— start —

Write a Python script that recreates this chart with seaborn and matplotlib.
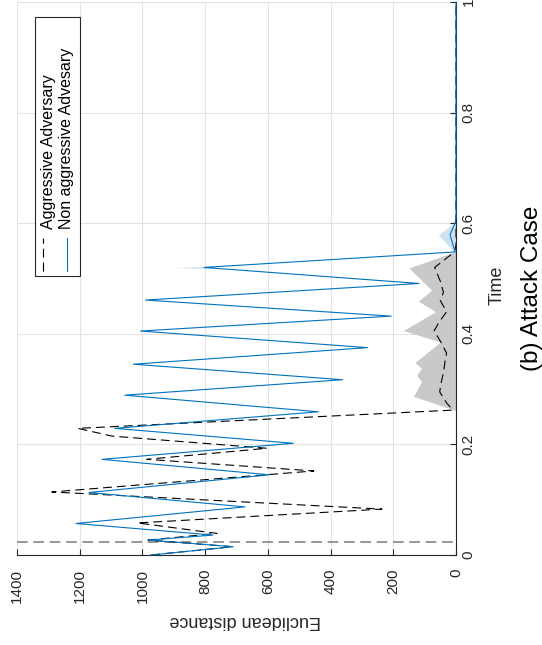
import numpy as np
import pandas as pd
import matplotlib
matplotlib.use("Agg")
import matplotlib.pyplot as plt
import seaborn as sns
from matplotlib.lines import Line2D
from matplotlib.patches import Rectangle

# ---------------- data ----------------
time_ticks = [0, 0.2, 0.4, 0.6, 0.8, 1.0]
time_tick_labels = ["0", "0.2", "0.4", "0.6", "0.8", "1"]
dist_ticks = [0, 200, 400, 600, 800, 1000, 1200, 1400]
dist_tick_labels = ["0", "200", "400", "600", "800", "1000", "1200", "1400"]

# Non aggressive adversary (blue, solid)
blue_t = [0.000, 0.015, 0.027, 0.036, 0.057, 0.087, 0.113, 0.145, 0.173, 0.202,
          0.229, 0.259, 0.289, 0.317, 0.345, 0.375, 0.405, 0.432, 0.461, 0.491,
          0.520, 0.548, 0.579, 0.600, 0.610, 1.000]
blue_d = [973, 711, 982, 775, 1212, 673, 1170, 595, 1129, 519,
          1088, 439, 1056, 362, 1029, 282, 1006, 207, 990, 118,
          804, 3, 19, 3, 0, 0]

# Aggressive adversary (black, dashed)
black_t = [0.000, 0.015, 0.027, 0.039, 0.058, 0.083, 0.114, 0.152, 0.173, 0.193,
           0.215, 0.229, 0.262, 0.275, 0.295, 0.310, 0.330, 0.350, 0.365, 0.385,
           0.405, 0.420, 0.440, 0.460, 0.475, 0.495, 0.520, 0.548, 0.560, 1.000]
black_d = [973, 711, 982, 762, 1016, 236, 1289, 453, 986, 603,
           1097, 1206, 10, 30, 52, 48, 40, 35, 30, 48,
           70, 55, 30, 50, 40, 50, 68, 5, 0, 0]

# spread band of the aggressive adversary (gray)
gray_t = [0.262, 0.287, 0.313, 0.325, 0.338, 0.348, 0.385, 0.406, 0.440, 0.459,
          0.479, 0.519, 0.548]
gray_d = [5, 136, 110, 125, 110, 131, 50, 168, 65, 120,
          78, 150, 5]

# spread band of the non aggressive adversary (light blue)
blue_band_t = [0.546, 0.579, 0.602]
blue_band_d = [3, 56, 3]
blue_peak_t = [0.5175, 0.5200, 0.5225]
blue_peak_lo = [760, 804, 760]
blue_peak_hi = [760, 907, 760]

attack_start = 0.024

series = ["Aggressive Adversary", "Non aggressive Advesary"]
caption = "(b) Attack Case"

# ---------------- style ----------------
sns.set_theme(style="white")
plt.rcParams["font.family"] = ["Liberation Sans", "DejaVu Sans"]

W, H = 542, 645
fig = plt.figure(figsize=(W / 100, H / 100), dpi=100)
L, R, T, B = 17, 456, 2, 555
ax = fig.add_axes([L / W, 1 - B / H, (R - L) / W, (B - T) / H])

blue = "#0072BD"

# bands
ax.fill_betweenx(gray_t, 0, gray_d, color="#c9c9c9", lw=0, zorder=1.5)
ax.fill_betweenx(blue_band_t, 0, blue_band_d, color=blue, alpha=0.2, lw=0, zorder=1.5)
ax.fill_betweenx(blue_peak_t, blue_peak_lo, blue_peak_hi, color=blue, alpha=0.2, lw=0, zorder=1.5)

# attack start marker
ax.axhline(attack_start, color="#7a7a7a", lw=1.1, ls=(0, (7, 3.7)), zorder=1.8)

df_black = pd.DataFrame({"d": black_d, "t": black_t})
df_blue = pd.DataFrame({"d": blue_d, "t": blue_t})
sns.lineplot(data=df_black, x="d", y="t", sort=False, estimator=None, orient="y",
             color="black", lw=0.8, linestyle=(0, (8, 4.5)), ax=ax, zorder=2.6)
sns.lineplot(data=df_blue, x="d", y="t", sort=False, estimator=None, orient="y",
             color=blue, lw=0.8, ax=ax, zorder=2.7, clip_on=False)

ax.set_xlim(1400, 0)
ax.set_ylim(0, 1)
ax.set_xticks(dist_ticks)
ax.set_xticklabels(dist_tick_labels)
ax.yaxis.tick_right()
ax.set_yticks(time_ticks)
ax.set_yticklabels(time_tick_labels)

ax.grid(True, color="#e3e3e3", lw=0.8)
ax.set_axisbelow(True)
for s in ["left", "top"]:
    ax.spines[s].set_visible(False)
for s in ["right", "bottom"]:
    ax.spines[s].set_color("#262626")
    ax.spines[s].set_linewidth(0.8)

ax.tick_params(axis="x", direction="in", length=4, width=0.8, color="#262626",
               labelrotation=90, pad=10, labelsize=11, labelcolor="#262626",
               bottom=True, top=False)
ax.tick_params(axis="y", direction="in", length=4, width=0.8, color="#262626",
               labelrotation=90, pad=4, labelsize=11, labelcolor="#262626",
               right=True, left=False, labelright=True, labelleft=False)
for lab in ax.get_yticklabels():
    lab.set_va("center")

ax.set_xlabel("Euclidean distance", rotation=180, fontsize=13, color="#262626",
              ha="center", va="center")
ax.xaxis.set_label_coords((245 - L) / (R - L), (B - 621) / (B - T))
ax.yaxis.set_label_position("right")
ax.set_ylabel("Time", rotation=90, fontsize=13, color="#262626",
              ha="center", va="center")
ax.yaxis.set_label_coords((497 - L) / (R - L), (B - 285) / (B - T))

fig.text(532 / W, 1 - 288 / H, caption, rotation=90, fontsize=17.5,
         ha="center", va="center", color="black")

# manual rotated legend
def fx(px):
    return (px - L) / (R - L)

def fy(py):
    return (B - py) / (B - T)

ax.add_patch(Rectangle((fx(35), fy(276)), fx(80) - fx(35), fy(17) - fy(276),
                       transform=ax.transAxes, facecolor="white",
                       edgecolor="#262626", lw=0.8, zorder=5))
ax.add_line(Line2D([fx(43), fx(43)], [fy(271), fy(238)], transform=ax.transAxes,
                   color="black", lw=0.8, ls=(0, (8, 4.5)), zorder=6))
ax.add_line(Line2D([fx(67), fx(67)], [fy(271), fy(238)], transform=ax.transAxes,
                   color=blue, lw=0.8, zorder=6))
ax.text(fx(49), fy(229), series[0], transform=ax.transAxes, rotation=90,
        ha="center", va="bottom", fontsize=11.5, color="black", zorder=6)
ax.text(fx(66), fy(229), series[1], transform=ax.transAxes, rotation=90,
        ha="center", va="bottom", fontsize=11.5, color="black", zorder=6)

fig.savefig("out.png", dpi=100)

— end —

Without the pictures, repeat the listing above exactly.

Write a Python script that recreates this chart with seaborn and matplotlib.
import numpy as np
import pandas as pd
import matplotlib
matplotlib.use("Agg")
import matplotlib.pyplot as plt
import seaborn as sns
from matplotlib.lines import Line2D
from matplotlib.patches import Rectangle

# ---------------- data ----------------
time_ticks = [0, 0.2, 0.4, 0.6, 0.8, 1.0]
time_tick_labels = ["0", "0.2", "0.4", "0.6", "0.8", "1"]
dist_ticks = [0, 200, 400, 600, 800, 1000, 1200, 1400]
dist_tick_labels = ["0", "200", "400", "600", "800", "1000", "1200", "1400"]

# Non aggressive adversary (blue, solid)
blue_t = [0.000, 0.015, 0.027, 0.036, 0.057, 0.087, 0.113, 0.145, 0.173, 0.202,
          0.229, 0.259, 0.289, 0.317, 0.345, 0.375, 0.405, 0.432, 0.461, 0.491,
          0.520, 0.548, 0.579, 0.600, 0.610, 1.000]
blue_d = [973, 711, 982, 775, 1212, 673, 1170, 595, 1129, 519,
          1088, 439, 1056, 362, 1029, 282, 1006, 207, 990, 118,
          804, 3, 19, 3, 0, 0]

# Aggressive adversary (black, dashed)
black_t = [0.000, 0.015, 0.027, 0.039, 0.058, 0.083, 0.114, 0.152, 0.173, 0.193,
           0.215, 0.229, 0.262, 0.275, 0.295, 0.310, 0.330, 0.350, 0.365, 0.385,
           0.405, 0.420, 0.440, 0.460, 0.475, 0.495, 0.520, 0.548, 0.560, 1.000]
black_d = [973, 711, 982, 762, 1016, 236, 1289, 453, 986, 603,
           1097, 1206, 10, 30, 52, 48, 40, 35, 30, 48,
           70, 55, 30, 50, 40, 50, 68, 5, 0, 0]

# spread band of the aggressive adversary (gray)
gray_t = [0.262, 0.287, 0.313, 0.325, 0.338, 0.348, 0.385, 0.406, 0.440, 0.459,
          0.479, 0.519, 0.548]
gray_d = [5, 136, 110, 125, 110, 131, 50, 168, 65, 120,
          78, 150, 5]

# spread band of the non aggressive adversary (light blue)
blue_band_t = [0.546, 0.579, 0.602]
blue_band_d = [3, 56, 3]
blue_peak_t = [0.5175, 0.5200, 0.5225]
blue_peak_lo = [760, 804, 760]
blue_peak_hi = [760, 907, 760]

attack_start = 0.024

series = ["Aggressive Adversary", "Non aggressive Advesary"]
caption = "(b) Attack Case"

# ---------------- style ----------------
sns.set_theme(style="white")
plt.rcParams["font.family"] = ["Liberation Sans", "DejaVu Sans"]

W, H = 542, 645
fig = plt.figure(figsize=(W / 100, H / 100), dpi=100)
L, R, T, B = 17, 456, 2, 555
ax = fig.add_axes([L / W, 1 - B / H, (R - L) / W, (B - T) / H])

blue = "#0072BD"

# bands
ax.fill_betweenx(gray_t, 0, gray_d, color="#c9c9c9", lw=0, zorder=1.5)
ax.fill_betweenx(blue_band_t, 0, blue_band_d, color=blue, alpha=0.2, lw=0, zorder=1.5)
ax.fill_betweenx(blue_peak_t, blue_peak_lo, blue_peak_hi, color=blue, alpha=0.2, lw=0, zorder=1.5)

# attack start marker
ax.axhline(attack_start, color="#7a7a7a", lw=1.1, ls=(0, (7, 3.7)), zorder=1.8)

df_black = pd.DataFrame({"d": black_d, "t": black_t})
df_blue = pd.DataFrame({"d": blue_d, "t": blue_t})
sns.lineplot(data=df_black, x="d", y="t", sort=False, estimator=None, orient="y",
             color="black", lw=0.8, linestyle=(0, (8, 4.5)), ax=ax, zorder=2.6)
sns.lineplot(data=df_blue, x="d", y="t", sort=False, estimator=None, orient="y",
             color=blue, lw=0.8, ax=ax, zorder=2.7, clip_on=False)

ax.set_xlim(1400, 0)
ax.set_ylim(0, 1)
ax.set_xticks(dist_ticks)
ax.set_xticklabels(dist_tick_labels)
ax.yaxis.tick_right()
ax.set_yticks(time_ticks)
ax.set_yticklabels(time_tick_labels)

ax.grid(True, color="#e3e3e3", lw=0.8)
ax.set_axisbelow(True)
for s in ["left", "top"]:
    ax.spines[s].set_visible(False)
for s in ["right", "bottom"]:
    ax.spines[s].set_color("#262626")
    ax.spines[s].set_linewidth(0.8)

ax.tick_params(axis="x", direction="in", length=4, width=0.8, color="#262626",
               labelrotation=90, pad=10, labelsize=11, labelcolor="#262626",
               bottom=True, top=False)
ax.tick_params(axis="y", direction="in", length=4, width=0.8, color="#262626",
               labelrotation=90, pad=4, labelsize=11, labelcolor="#262626",
               right=True, left=False, labelright=True, labelleft=False)
for lab in ax.get_yticklabels():
    lab.set_va("center")

ax.set_xlabel("Euclidean distance", rotation=180, fontsize=13, color="#262626",
              ha="center", va="center")
ax.xaxis.set_label_coords((245 - L) / (R - L), (B - 621) / (B - T))
ax.yaxis.set_label_position("right")
ax.set_ylabel("Time", rotation=90, fontsize=13, color="#262626",
              ha="center", va="center")
ax.yaxis.set_label_coords((497 - L) / (R - L), (B - 285) / (B - T))

fig.text(532 / W, 1 - 288 / H, caption, rotation=90, fontsize=17.5,
         ha="center", va="center", color="black")

# manual rotated legend
def fx(px):
    return (px - L) / (R - L)

def fy(py):
    return (B - py) / (B - T)

ax.add_patch(Rectangle((fx(35), fy(276)), fx(80) - fx(35), fy(17) - fy(276),
                       transform=ax.transAxes, facecolor="white",
                       edgecolor="#262626", lw=0.8, zorder=5))
ax.add_line(Line2D([fx(43), fx(43)], [fy(271), fy(238)], transform=ax.transAxes,
                   color="black", lw=0.8, ls=(0, (8, 4.5)), zorder=6))
ax.add_line(Line2D([fx(67), fx(67)], [fy(271), fy(238)], transform=ax.transAxes,
                   color=blue, lw=0.8, zorder=6))
ax.text(fx(49), fy(229), series[0], transform=ax.transAxes, rotation=90,
        ha="center", va="bottom", fontsize=11.5, color="black", zorder=6)
ax.text(fx(66), fy(229), series[1], transform=ax.transAxes, rotation=90,
        ha="center", va="bottom", fontsize=11.5, color="black", zorder=6)

fig.savefig("out.png", dpi=100)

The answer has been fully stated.